A PhD is a fine shiny badge to wear, and will help you get to many of the places you want to be, but it is not a risk free option, and it does matter what you do.

Failure Modes
You may be assuming that you do finish the PhD, which doesn’t always happen, which can make this a dangerous way of thinking about your future. Financial Markets are in constant change. A topic that appears exciting and lucrative today may well be yesterday’s news in 4 or 5 years when you finish your PhD. PhDs are quite unlike taught degrees. You will be working to a large extent on your own, and pursuing targets that are far less structured than the courses you have taken so far. If the topic does not really interest you, or is chosen on some ill conceived notion of what will get you get a job, there is a good chance that you will hit a vicious circle of low motivation leading to slow progress which causes you to lose hope that you will ever finish; resulting in a nasty cocktail of burn out, little learned or discovered. At interview this may express itself as an “attitude problem”, or simply not being very smart. A depressing % of PhD candidates quit, and that rarely looks good on the CV. However, some employers see your PhD as a form of filter, since to get into a good programme you have demonstrated some extra level of being smart and accomplished, and we sometimes hear that they don’t care all that much about whether you finish.

But the odds are not in your favour, and having a recoverable crash that consumes two or three years of your life is not anyone’s idea of a great plan.
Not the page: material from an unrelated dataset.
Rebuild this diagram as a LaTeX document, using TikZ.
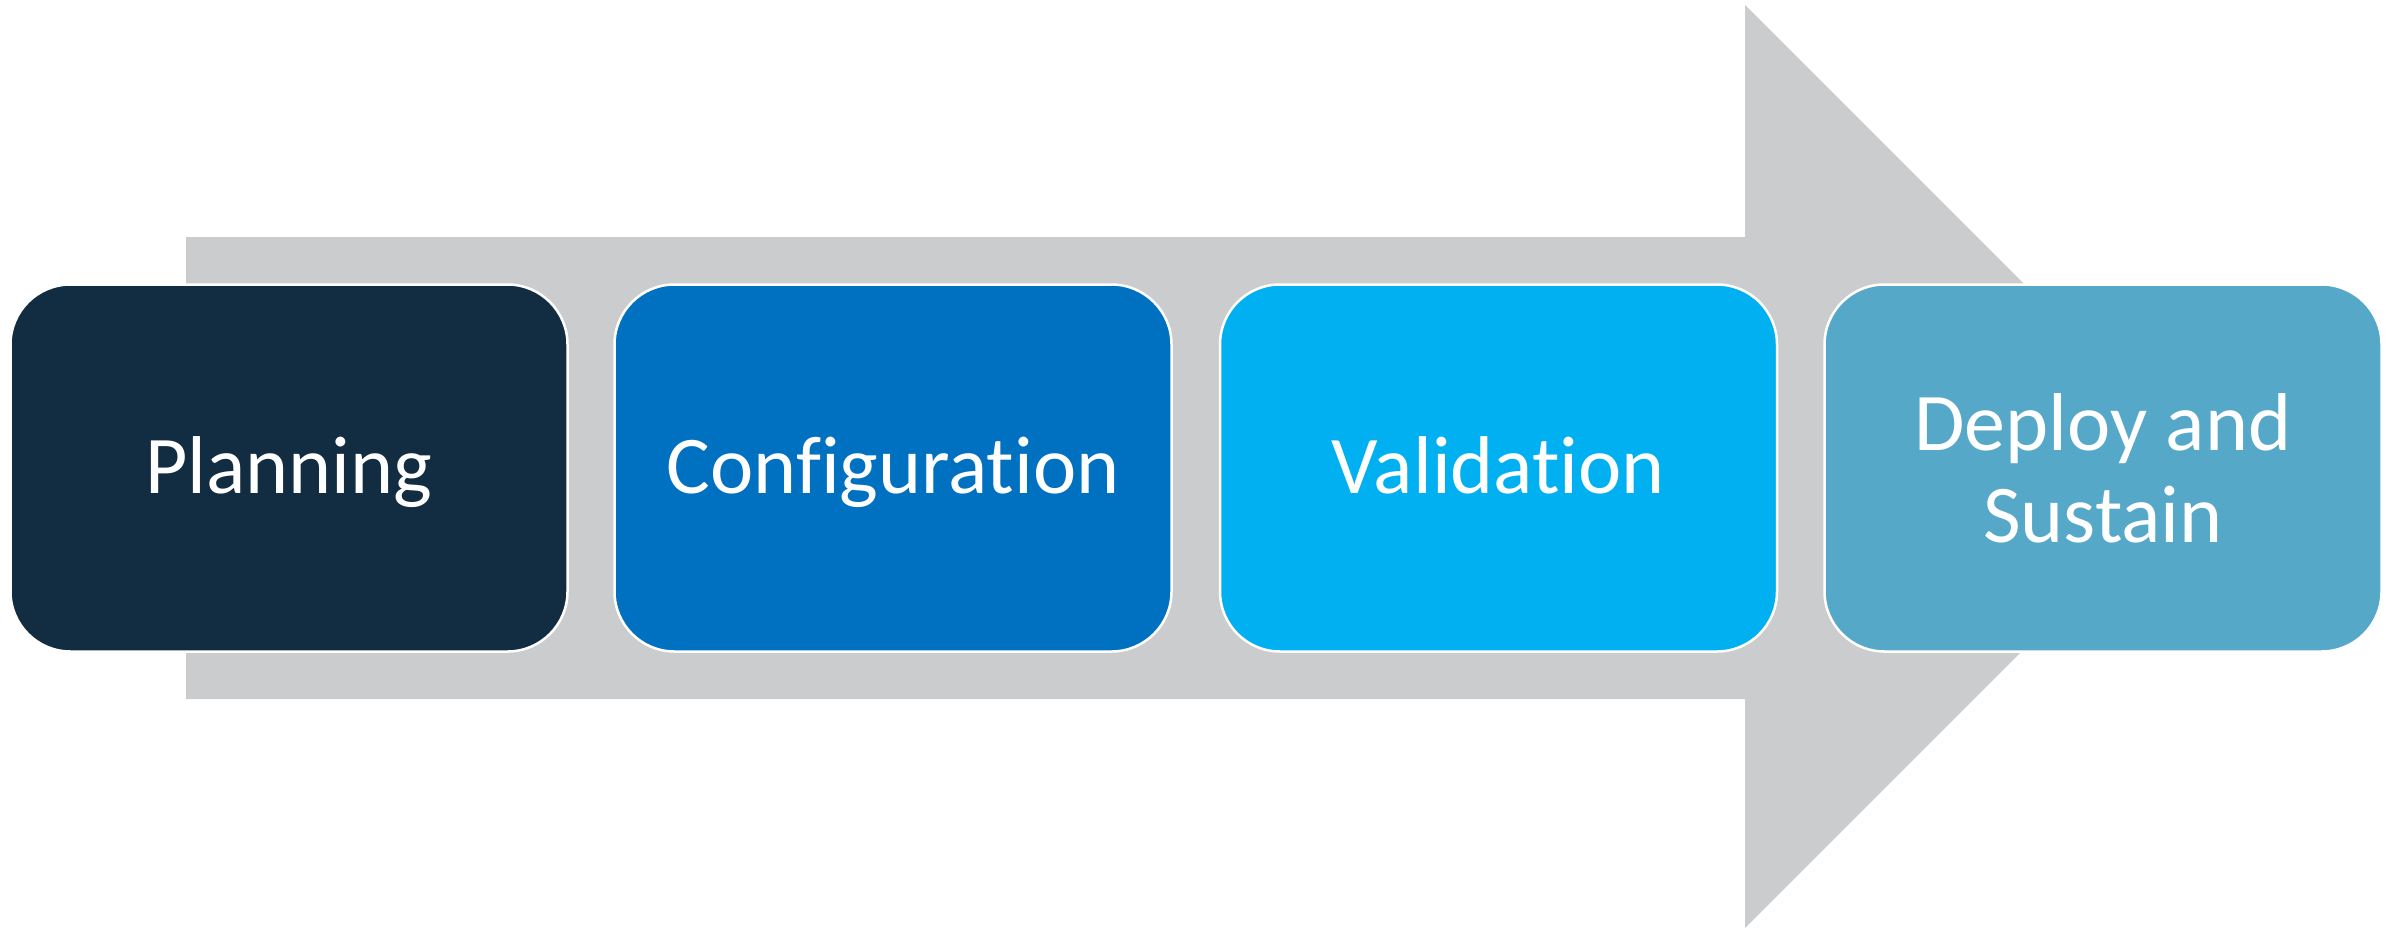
\documentclass[tikz,border=0pt]{standalone}
\usepackage{fontspec}
\setmainfont{Carlito}[Ligatures={NoCommon,NoRequired,NoContextual,NoDiscretionary}]
\definecolor{arrowgray}{HTML}{CBCCCE}
\definecolor{cPlan}{HTML}{122C42}
\definecolor{cConf}{HTML}{0070C0}
\definecolor{cVal}{HTML}{00B0F0}
\definecolor{cDep}{HTML}{56A8C8}
\tikzset{
  stagebox/.style={draw=white, line width=2.5pt, rounded corners=60pt,
    minimum width=557pt, minimum height=367pt, inner sep=0pt},
  stagelbl/.style={text=white, inner sep=0pt, align=center,
    font=\fontsize{82pt}{92pt}\selectfont},
  onelinelbl/.style={stagelbl, text height=50pt, text depth=0pt}
}
\begin{document}
\begin{tikzpicture}[x=1pt, y=-1pt]
\useasboundingbox (0,0) rectangle (2395,931);
% big gray arrow
\fill[arrowgray] (186,237) -- (1745,237) -- (1745,5) -- (2206.5,466.5)
  -- (1745,928) -- (1745,699) -- (186,699) -- cycle;
% stage boxes
\node[stagebox, fill=cPlan] (b1) at (289,468) {};
\node[stagebox, fill=cConf] (b2) at (893,468) {};
\node[stagebox, fill=cVal]  (b3) at (1498.5,468) {};
\node[stagebox, fill=cDep]  (b4) at (2103,468) {};
% labels
\node[onelinelbl] (t1) at (b1.center) {Planning};
\node[onelinelbl] (t2) at (b2.center) {Configuration};
\node[onelinelbl] (t3) at (b3.center) {Validation};
\node[stagelbl] (t4) at (b4.center) {Deploy and\\Sustain};
\end{tikzpicture}
\end{document}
Thus by far the most important thing in this section, and quite possibly in this whole book is to help you decide to do something that you genuinely find interesting, and which will engage you both at an intellectual level and attract some passion, since you must at some emotional level genuinely care at least a little about your work. Seeing it as simply the longest homework assignment of your life is buying years of misery, and quite possibly a less satisfying career at the end of it. If all that does not convince you, then it’s pretty clear to us that you can expect to earn less money. Which as members of the global finance community we see as immoral.